EDIT: The PMF for one ball is of course $p_X(k)=1/N$ for $k=1,2,...,N$ since all the boxes have the same probability of having the ball in them.

The PMF can then be found like this: $p_X(k)=F_X(k)-F_X(k-1)$ for $k=1,2,...,N$

2. ## Re: Find the probability mass function

I for one have only a vague idea what your post means.
Please try to simplify and clarify this description.
Are the balls identical or distinct?
Take this example: there are two balls in box 1, one ball in box 4 and one ball in box 10. (10 boxes in all).
What happens if
1) balls are identical
2) balls are distinct?

3. ## Re: Find the probability mass function

I don't really understand your question. You place one ball randomly in a box, and then repeat this three more times for a total of four balls. Each ball is placed independently from the other balls. For example, if you place two balls in the first box, one ball in the second box and one ball in the 10th box, you would need to search 10 boxes in order to find all four balls.

I managed to solve the problem using the method I outlined above.

4. ## Re: Find the probability mass function

Originally Posted by Ridley
Four balls are randomly, and independent from each other, placed in one out of N boxes (there may be more than one ball in a single box). The boxes are then searched in order from 1 to N. Let X be the number of boxes that have to be searched before all balls are found. Find the probability mass function for X.

If $X_i$ is the number of boxes that have to be searched to find one of the balls, then I figured that $X = max(X_1, X_2, X_3, X_4)$ is the number of boxes you need to search to find all of them. That gives us the following distribution for X: $F_X(x) = F_{X_1}(x) F_{X_2}(x) F_{X_3}(x) F_{X_4}(x)=F_{X_1}(x)^4$.

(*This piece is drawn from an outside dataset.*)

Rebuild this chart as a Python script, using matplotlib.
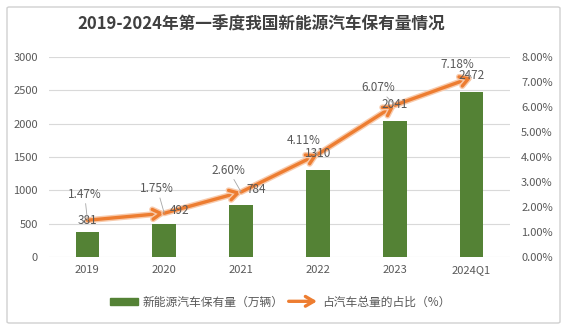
import matplotlib
matplotlib.use("Agg")
import matplotlib.pyplot as plt
from matplotlib.patches import Patch, FancyArrowPatch, FancyBboxPatch
from matplotlib.legend_handler import HandlerBase
import matplotlib.patheffects as pe

plt.rcParams['font.family'] = ['Noto Sans CJK SC', 'DejaVu Sans']

categories = ['2019', '2020', '2021', '2022', '2023', '2024Q1']
stock = [381, 492, 784, 1310, 2041, 2472]          # 万辆
share = [1.47, 1.75, 2.60, 4.11, 6.07, 7.18]       # %
left_ticks = [0, 500, 1000, 1500, 2000, 2500, 3000]
right_ticks = [0, 1, 2, 3, 4, 5, 6, 7, 8]

title = '2019-2024年第一季度我国新能源汽车保有量情况'
bar_name = '新能源汽车保有量（万辆）'
line_name = '占汽车总量的占比（%）'

GREEN = '#548235'
ORANGE = '#ED7D31'
TXT = '#595959'
GRID = '#D9D9D9'

fig = plt.figure(figsize=(5.67, 3.29), dpi=100)
fig.patch.set_facecolor('white')

# outer frame
frame = FancyBboxPatch((7 / 567, 6 / 329), 553 / 567, 316 / 329,
                       boxstyle='round,pad=0,rounding_size=0.004',
                       transform=fig.transFigure, fill=False,
                       edgecolor='#D0D0D0', linewidth=1.0)
fig.patches.append(frame)

ax = fig.add_axes([49 / 567, 1 - 257 / 329, 461 / 567, 200 / 329])
x = list(range(len(categories)))
ax.bar(x, stock, width=0.31, color=GREEN, zorder=2)
ax.set_xlim(-0.5, len(categories) - 0.5)
ax.set_ylim(0, 3000)
ax.set_yticks(left_ticks)
ax.set_xticks(x)
ax.set_xticklabels(categories)
ax.grid(axis='y', color=GRID, linewidth=0.8, zorder=0)
for s in ax.spines.values():
    s.set_visible(False)
ax.tick_params(axis='both', length=0, labelsize=8, labelcolor=TXT)
ax.tick_params(axis='y', pad=8)
ax.tick_params(axis='x', pad=6)

ax2 = ax.twinx()
ax2.set_ylim(0, 8)
ax2.set_yticks(right_ticks)
ax2.set_yticklabels([f'{v:.2f}%' for v in right_ticks])
for s in ax2.spines.values():
    s.set_visible(False)
ax2.tick_params(axis='y', length=0, labelsize=8, labelcolor=TXT, pad=8)

# share line: one arrow per segment
glow = [pe.Stroke(linewidth=4.4, foreground='#F8CBAD'), pe.Normal()]
for i in range(len(x) - 1):
    arr = FancyArrowPatch((x[i], share[i]), (x[i + 1], share[i + 1]),
                          arrowstyle='->,head_length=6,head_width=3.5',
                          color=ORANGE, linewidth=2.4, shrinkA=0, shrinkB=0,
                          mutation_scale=1, zorder=4)
    arr.set_path_effects(glow)
    ax2.add_patch(arr)

# bar value labels (drawn above the line)
bar_offsets = [(0, 3), (4, 5), (4, 6), (0, 7), (0, 7), (0, 7)]
for xi, v, (dx, dy) in zip(x, stock, bar_offsets):
    ax2.annotate(f'{v}', (xi, v), xycoords=ax.transData,
                 xytext=(dx, dy), textcoords='offset points',
                 ha='left' if dx > 2 else 'center', va='bottom',
                 fontsize=8.5, color=TXT, zorder=5)

# share labels with leader lines
share_offsets = [(-2, 14), (-5, 13), (-9, 11), (-10, 5), (-12, 8), (-10, 5)]
for xi, v, (dx, dy) in zip(x, share, share_offsets):
    ax2.annotate(f'{v:.2f}%', (xi, v), xytext=(dx, dy), textcoords='offset points',
                 ha='center', va='bottom', fontsize=8.5, color=TXT, zorder=6,
                 arrowprops=dict(arrowstyle='-', color='#A6A6A6', linewidth=0.6,
                                 shrinkA=0, shrinkB=0))

fig.text(261 / 567, 1 - 25 / 329, title, ha='center', va='center',
         fontsize=12, fontweight='bold', color='#404040')


class ArrowHandler(HandlerBase):
    def create_artists(self, legend, orig_handle, xdescent, ydescent,
                       width, height, fontsize, trans):
        y = height / 2 - ydescent
        a = FancyArrowPatch((-xdescent, y), (-xdescent + width, y),
                            arrowstyle='->,head_length=6,head_width=3.5',
                            color=ORANGE, linewidth=2.4, mutation_scale=1,
                            shrinkA=0, shrinkB=0, transform=trans)
        return [a]


arrow_handle = Patch(color=ORANGE)
leg = fig.legend([Patch(color=GREEN), arrow_handle], [bar_name, line_name],
                 loc='center', bbox_to_anchor=(280 / 567, 1 - 302 / 329),
                 ncol=2, frameon=False, fontsize=8.5, handlelength=2.4,
                 handleheight=0.5, columnspacing=0.4, handletextpad=0.4,
                 handler_map={arrow_handle: ArrowHandler()})
for t in leg.get_texts():
    t.set_color(TXT)

fig.savefig('out.png', dpi=100)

I thought that the PMF for one ball would be $Pr(X=k)=(1-p)^{k-1}p$, but this is not giving me the right result (using p = 1/N).

EDIT: The PMF for one ball is of course $p_X(k)=1/N$ for $k=1,2,...,N$ since all the boxes have the same probability of having the ball in them.

The PMF can then be found like this: $p_X(k)=F_X(k)-F_X(k-1)$ for $k=1,2,...,N$
The probability that they are all found on or before the $k$th box is examined is $P(k)=(k/N)^4$. So the probability that the fourth ball is found in the $k$th box is:

$PP(k)=P(k)-P(k-1)$

(I wait with baited breath expecting someone will point out the error in the above )

CB

5. ## Re: Find the probability mass function

The event of finding the fourth ball in the k:th box is independent from the events of finding the other balls, so the probability for that is just $P(k)=k/N$.

The probability of having found all the four balls after you've searched the k:th box is (using your notation) $PP(k)=P(k)-P(k-1)$. The answer in the book is $P(X=k)=(k/N)^4 - \left(\frac{k-1}{N}\right)^4$

If you know the distribution $F_X(k)$, then the PMF can be found like this: $P(X=k)=F_X(k)-F_X(k-1)$ for $k=1,2,...,N$

6. ## Re: Find the probability mass function

Originally Posted by Ridley
The event of finding the fourth ball in the k:th box is independent from the events of finding the other balls, so the probability for that is just $P(k)=k/N$.

The probability of having found all the four balls after you've searched the k:th box is (using your notation) $PP(k)=P(k)-P(k-1)$. The answer in the book is $P(X=k)=(k/N)^4 - \left(\frac{k-1}{N}\right)^4$

If you know the distribution $F_X(k)$, then the PMF can be found like this: $P(X=k)=F_X(k)-F_X(k-1)$ for $k=1,2,...,N$
You are there then, I have fixed earlier post

CB

7. ## Re: Find the probability mass function

I've been thinking about how the problem would be changed if you change it so that only one ball may be present in each box. What would the PMF look like then? I don't think the placement of the balls would be independent from each other any longer.